Is your feature request related to a problem? Please describe.

I noticed that in the \query\structured_search\local_search\system_prompt.py, there is a prompt to cite the reference:

"Person X is the owner of Company Y and subject to many allegations of wrongdoing [Data: Sources (15, 16), Reports (1), Entities (5, 7); Relationships (23); Claims (2, 7, 34, 46, 64, +more)]."

where 15, 16, 1, 5, 7, 23, 2, 7, 34, 46, and 64 represent the id (not the index) of the relevant data record.

However, if we examine create_final_text_units.parquet, there is no human_readable_id for us the to query like

text_units_df = pd.read_parquet("create_final_text_units.parquet")
text_units_df  = text_units_df ["human_readable_id" = source_id]

which is relatively unintuitive as it's clearly stated that the id (15,16) represent the id (not the index).

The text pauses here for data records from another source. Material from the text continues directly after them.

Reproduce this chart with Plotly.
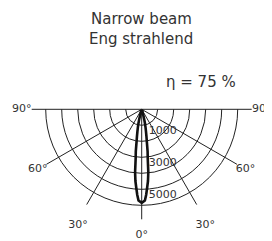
import plotly.graph_objects as go

# Luminous intensity distribution (cd/klm), symmetric around 0° (nadir)
angles_half = [0, 2, 3, 4, 5, 6, 7, 8, 9, 10, 11, 12, 13, 14, 15, 17, 20, 25]
intensity_half = [5850, 5700, 5350, 4900, 4500, 3950, 3100, 2650, 2050, 1700,
                  1400, 1150, 900, 650, 400, 200, 80, 0]

radial_ticks = [1000, 2000, 3000, 4000, 5000, 6000]
radial_label_vals = [1000, 3000, 5000]
radial_labels = ["1000", "3000", "5000"]
angle_ticks = [-90, -60, -30, 0, 30, 60, 90]
angle_labels = ["90°", "60°", "30°", "0°", "30°", "60°", "90°"]

title_lines = ["Narrow beam", "Eng strahlend"]
efficiency = "η = 75 %"

# closed curve: mirror the half distribution
ang = [-a for a in reversed(angles_half)] + angles_half[1:]
r = list(reversed(intensity_half)) + intensity_half[1:]

# angular axis: plot angle = 90 + angle from nadir (0 = left horizontal)
OFFSET = 90
theta = [a + OFFSET for a in ang]

FONT = "DejaVu Sans"
TXT = "#333333"
GRID = "#222222"
R_MAX = 6875          # radial extent of the spokes
R_LABEL = 7500        # radius where the angle labels sit
R_LABEL_LOW = 7950    # the 30° labels sit a little further out
R_OUTER = 8200        # extent of the (invisible) label layer

# the page body has an 8px margin: figure is drawn at (8, 8) in the window
PAGE = 8
W, H = 272 - PAGE, 241 - PAGE
CX, CY = 141.7 - PAGE, 109.3 - PAGE     # diagram centre in figure pixels
RPX = 110                               # pixel radius of R_MAX

def domain(rmax):
    rad = RPX * rmax / R_MAX
    return dict(x=[(CX - rad) / W, (CX + rad) / W],
                y=[max(0, 1 - (CY + rad) / H), 1 - CY / H])

fig = go.Figure()
fig.add_trace(go.Scatterpolar(
    theta=theta, r=r, mode="lines",
    line=dict(color="#111111", width=2.6),
    showlegend=False, hoverinfo="skip", subplot="polar",
))
# radial value labels next to the 0° spoke
fig.add_trace(go.Scatterpolar(
    theta=[OFFSET] * len(radial_label_vals), r=radial_label_vals,
    mode="text", text=["\u00a0\u00a0" + t for t in radial_labels],
    textposition="bottom right",
    textfont=dict(size=11, color=TXT, family=FONT),
    showlegend=False, hoverinfo="skip", cliponaxis=False, subplot="polar",
))
# angle labels around the diagram (on an invisible, larger polar layer)
fig.add_trace(go.Scatterpolar(
    theta=[t + OFFSET for t in angle_ticks],
    r=[R_LABEL_LOW if abs(t) == 30 else R_LABEL for t in angle_ticks],
    mode="text", text=angle_labels,
    textposition=["bottom center" if abs(t) in (0, 30) else "middle center"
                  for t in angle_ticks],
    textfont=dict(size=11, color=TXT, family=FONT),
    showlegend=False, hoverinfo="skip", cliponaxis=False, subplot="polar2",
))

hidden_ang = dict(rotation=180, direction="counterclockwise", visible=False,
                  showgrid=False, showline=False, showticklabels=False, ticks="")

fig.update_layout(
    width=W, height=H,
    margin=dict(l=0, r=0, t=0, b=0, pad=0),
    paper_bgcolor="white",
    font=dict(family=FONT, color=TXT),
    polar=dict(
        domain=domain(R_MAX),
        bgcolor="white",
        sector=[180, 360],
        angularaxis=dict(
            rotation=180, direction="counterclockwise",
            tickmode="linear", tick0=0, dtick=30,
            showticklabels=False,
            showgrid=True, gridcolor=GRID, gridwidth=0.8,
            showline=False, ticks="",
        ),
        radialaxis=dict(
            range=[0, R_MAX], angle=270,
            tickmode="array", tickvals=radial_ticks,
            showticklabels=False,
            showgrid=True, gridcolor=GRID, gridwidth=0.8,
            showline=False, ticks="",
        ),
    ),
)

# invisible outer layer: same centre and scale, larger range, for the labels
rad2 = min(RPX * R_OUTER / R_MAX, CX, W - CX, H - CY)
r_outer_fit = rad2 * R_MAX / RPX
fig.update_layout(polar2=dict(
    domain=dict(x=[(CX - rad2) / W, (CX + rad2) / W],
                y=[1 - (CY + rad2) / H, 1 - CY / H]),
    bgcolor="rgba(0,0,0,0)",
    sector=[180, 360],
    angularaxis=hidden_ang,
    radialaxis=dict(range=[0, r_outer_fit], visible=False, showgrid=False,
                    showline=False, showticklabels=False, ticks=""),
))

def ann(text, sx, sy, anchor):
    # sx, sy: position in the window's pixels
    px, py = sx - PAGE, sy - PAGE
    return dict(text=text, x=px / W, y=1 - py / H,
                xref="paper", yref="paper", xanchor=anchor, yanchor="middle",
                showarrow=False, font=dict(size=15, color=TXT, family=FONT))

fig.update_layout(annotations=[
    ann(title_lines[0], 141, 19, "center"),
    ann(title_lines[1], 141, 39, "center"),
    ann(efficiency, 238, 82, "right"),
])

fig.write_html("out.html")
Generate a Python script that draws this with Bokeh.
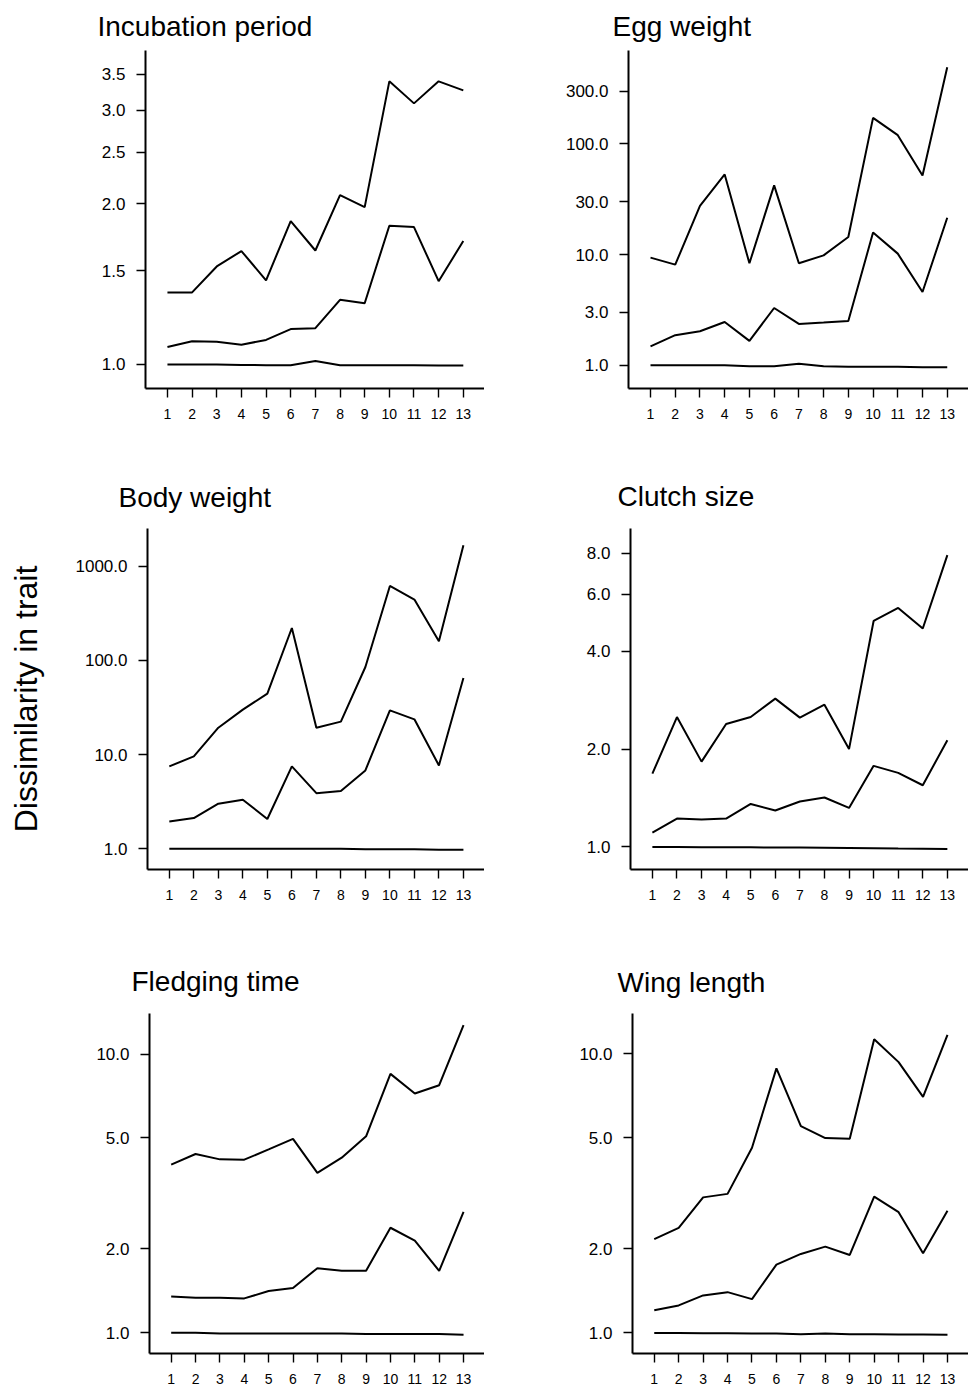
from bokeh.plotting import figure
from bokeh.models import FixedTicker, PrintfTickFormatter, Range1d
from bokeh.layouts import column, row
from bokeh.embed import file_html
from bokeh.resources import INLINE

steps = list(range(1, 14))
x_tick_labels = [str(s) for s in steps]

# Incubation period
inc_upper = [1.365, 1.365, 1.527, 1.632, 1.438, 1.858, 1.636, 2.078, 1.973, 3.396, 3.088, 3.396, 3.267]
inc_median = [1.078, 1.106, 1.103, 1.089, 1.112, 1.165, 1.170, 1.322, 1.303, 1.821, 1.810, 1.433, 1.704]
inc_lower = [1.0, 1.0, 1.0, 0.998, 0.997, 0.997, 1.015, 0.997, 0.997, 0.997, 0.997, 0.996, 0.996]
inc_ticks = [1.0, 1.5, 2.0, 2.5, 3.0, 3.5]

# Egg weight
egg_upper = [9.38, 8.11, 27.5, 53.0, 8.34, 42.2, 8.34, 9.84, 14.4, 172.0, 120.0, 51.9, 494.0]
egg_median = [1.48, 1.87, 2.03, 2.46, 1.66, 3.29, 2.36, 2.43, 2.51, 15.8, 10.2, 4.59, 21.5]
egg_lower = [1.0, 1.0, 1.0, 1.0, 0.98, 0.98, 1.03, 0.98, 0.97, 0.97, 0.97, 0.96, 0.96]
egg_ticks = [1.0, 3.0, 10.0, 30.0, 100.0, 300.0]

# Body weight
body_upper = [7.50, 9.58, 19.3, 30.0, 44.4, 221.0, 19.3, 22.4, 85.2, 618.0, 443.0, 160.0, 1673.0]
body_median = [1.95, 2.12, 3.01, 3.32, 2.07, 7.50, 3.90, 4.10, 6.80, 29.5, 23.7, 7.68, 65.1]
body_lower = [1.0, 1.0, 1.0, 1.0, 1.0, 1.0, 1.0, 1.0, 0.99, 0.99, 0.99, 0.98, 0.98]
body_ticks = [1.0, 10.0, 100.0, 1000.0]

# Clutch size
clutch_upper = [1.68, 2.51, 1.83, 2.39, 2.51, 2.86, 2.50, 2.74, 2.00, 4.96, 5.44, 4.70, 7.91]
clutch_median = [1.107, 1.222, 1.214, 1.222, 1.356, 1.294, 1.379, 1.419, 1.318, 1.776, 1.690, 1.548, 2.130]
clutch_lower = [1.0, 1.0, 0.998, 0.998, 0.997, 0.996, 0.995, 0.994, 0.992, 0.99, 0.988, 0.987, 0.985]
clutch_ticks = [1.0, 2.0, 4.0, 6.0, 8.0]

# Fledging time
fledge_upper = [4.01, 4.38, 4.19, 4.18, 4.55, 4.96, 3.75, 4.25, 5.07, 8.49, 7.22, 7.73, 12.7]
fledge_median = [1.35, 1.337, 1.337, 1.329, 1.412, 1.447, 1.706, 1.669, 1.669, 2.382, 2.141, 1.669, 2.717]
fledge_lower = [1.0, 1.0, 0.995, 0.995, 0.995, 0.995, 0.995, 0.995, 0.99, 0.99, 0.99, 0.99, 0.985]
fledge_ticks = [1.0, 2.0, 5.0, 10.0]

# Wing length
wing_upper = [2.17, 2.38, 3.06, 3.15, 4.61, 8.87, 5.51, 4.99, 4.96, 11.28, 9.34, 7.01, 11.69]
wing_median = [1.205, 1.255, 1.363, 1.400, 1.322, 1.758, 1.919, 2.038, 1.903, 3.081, 2.709, 1.929, 2.739]
wing_lower = [1.0, 1.0, 0.997, 0.997, 0.995, 0.995, 0.99, 0.995, 0.99, 0.99, 0.988, 0.987, 0.985]
wing_ticks = [1.0, 2.0, 5.0, 10.0]

y_title = "Dissimilarity in trait"

FONT = "Liberation Sans"
X_LO, X_HI = 0.11, 13.86


def panel(title, upper, median, lower, yticks, ylo, yhi, height, b_left, b_top, b_bottom,
          t_offset, t_standoff, ylabel=None):
    p = figure(width=484, height=height, y_axis_type="log",
               x_range=Range1d(X_LO, X_HI), y_range=Range1d(ylo, yhi),
               output_backend="svg", toolbar_location=None,
               min_border_left=b_left, min_border_right=0,
               min_border_top=b_top, min_border_bottom=b_bottom)
    p.outline_line_color = None
    p.grid.visible = False
    for ys in (upper, median, lower):
        p.line(steps, ys, line_color="black", line_width=2)
    p.title.text = title
    p.title.align = "left"
    p.title.offset = t_offset
    p.title.standoff = t_standoff
    p.title.text_font = FONT
    p.title.text_font_size = "28px"
    p.title.text_font_style = "normal"
    p.title.text_color = "black"

    p.xaxis.ticker = FixedTicker(ticks=steps, minor_ticks=[])
    p.xaxis.major_label_overrides = {s: l for s, l in zip(steps, x_tick_labels)}
    p.yaxis.ticker = FixedTicker(ticks=yticks, minor_ticks=[])
    p.yaxis.formatter = PrintfTickFormatter(format="%.1f")
    for ax in (p.xaxis[0], p.yaxis[0]):
        ax.axis_line_width = 2
        ax.axis_line_color = "black"
        ax.major_tick_line_color = "black"
        ax.major_tick_line_width = 1.4
        ax.major_tick_in = 0
        ax.major_tick_out = 9
        ax.minor_tick_line_color = None
        ax.major_label_text_font = FONT
        ax.major_label_text_color = "black"
    p.xaxis.major_label_text_font_size = "14px"
    p.xaxis.major_label_standoff = 11
    p.yaxis.major_label_text_font_size = "17px"
    p.yaxis.major_label_standoff = 11
    if ylabel:
        p.yaxis.axis_label = ylabel
        p.yaxis.axis_label_text_font = FONT
        p.yaxis.axis_label_text_font_size = "32px"
        p.yaxis.axis_label_text_font_style = "normal"
        p.yaxis.axis_label_text_color = "black"
        p.yaxis.axis_label_standoff = 29
    return p


p1 = panel("Incubation period", inc_upper, inc_median, inc_lower, inc_ticks, 0.9015, 3.88,
           445, 145, 50, 57, -48, 17)
p2 = panel("Egg weight", egg_upper, egg_median, egg_lower, egg_ticks, 0.616, 699.0,
           445, 144, 50, 57, -16, 17)
p3 = panel("Body weight", body_upper, body_median, body_lower, body_ticks, 0.603, 2515.0,
           485, 147, 83, 61, -29, 31, ylabel=y_title)
p4 = panel("Clutch size", clutch_upper, clutch_median, clutch_lower, clutch_ticks, 0.852, 9.55,
           485, 146, 83, 61, -13, 34)
p5 = panel("Fledging time", fledge_upper, fledge_median, fledge_lower, fledge_ticks, 0.843, 13.98,
           460, 149, 83, 35, -18, 34)
p6 = panel("Wing length", wing_upper, wing_median, wing_lower, wing_ticks, 0.844, 13.95,
           460, 148, 82, 37, -15, 31)

layout = column(row(p1, p2), row(p3, p4), row(p5, p6))
open("out.html", "w").write(file_html(layout, INLINE))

Moreover, for entities, relationship, claims, there is human_readable_id field for querying. For reports, there is community field that can serve as human_readable_id.

Describe the solution you'd like

Add a human_readable_id for text_units for text_units dataframe.

Additional context

No response

hyiip avatar Aug 06 '24 10:08 hyiip

Agree that this seems confusing. The human-readable ID for text_units is assigned from the index when we load the data for query. Text units were likely added to the query context after the others and hadn't had an incremental ID assigned during indexing so we used the default. Will add to backlog so this is more clear.

natoverse avatar Aug 06 '24 18:08 natoverse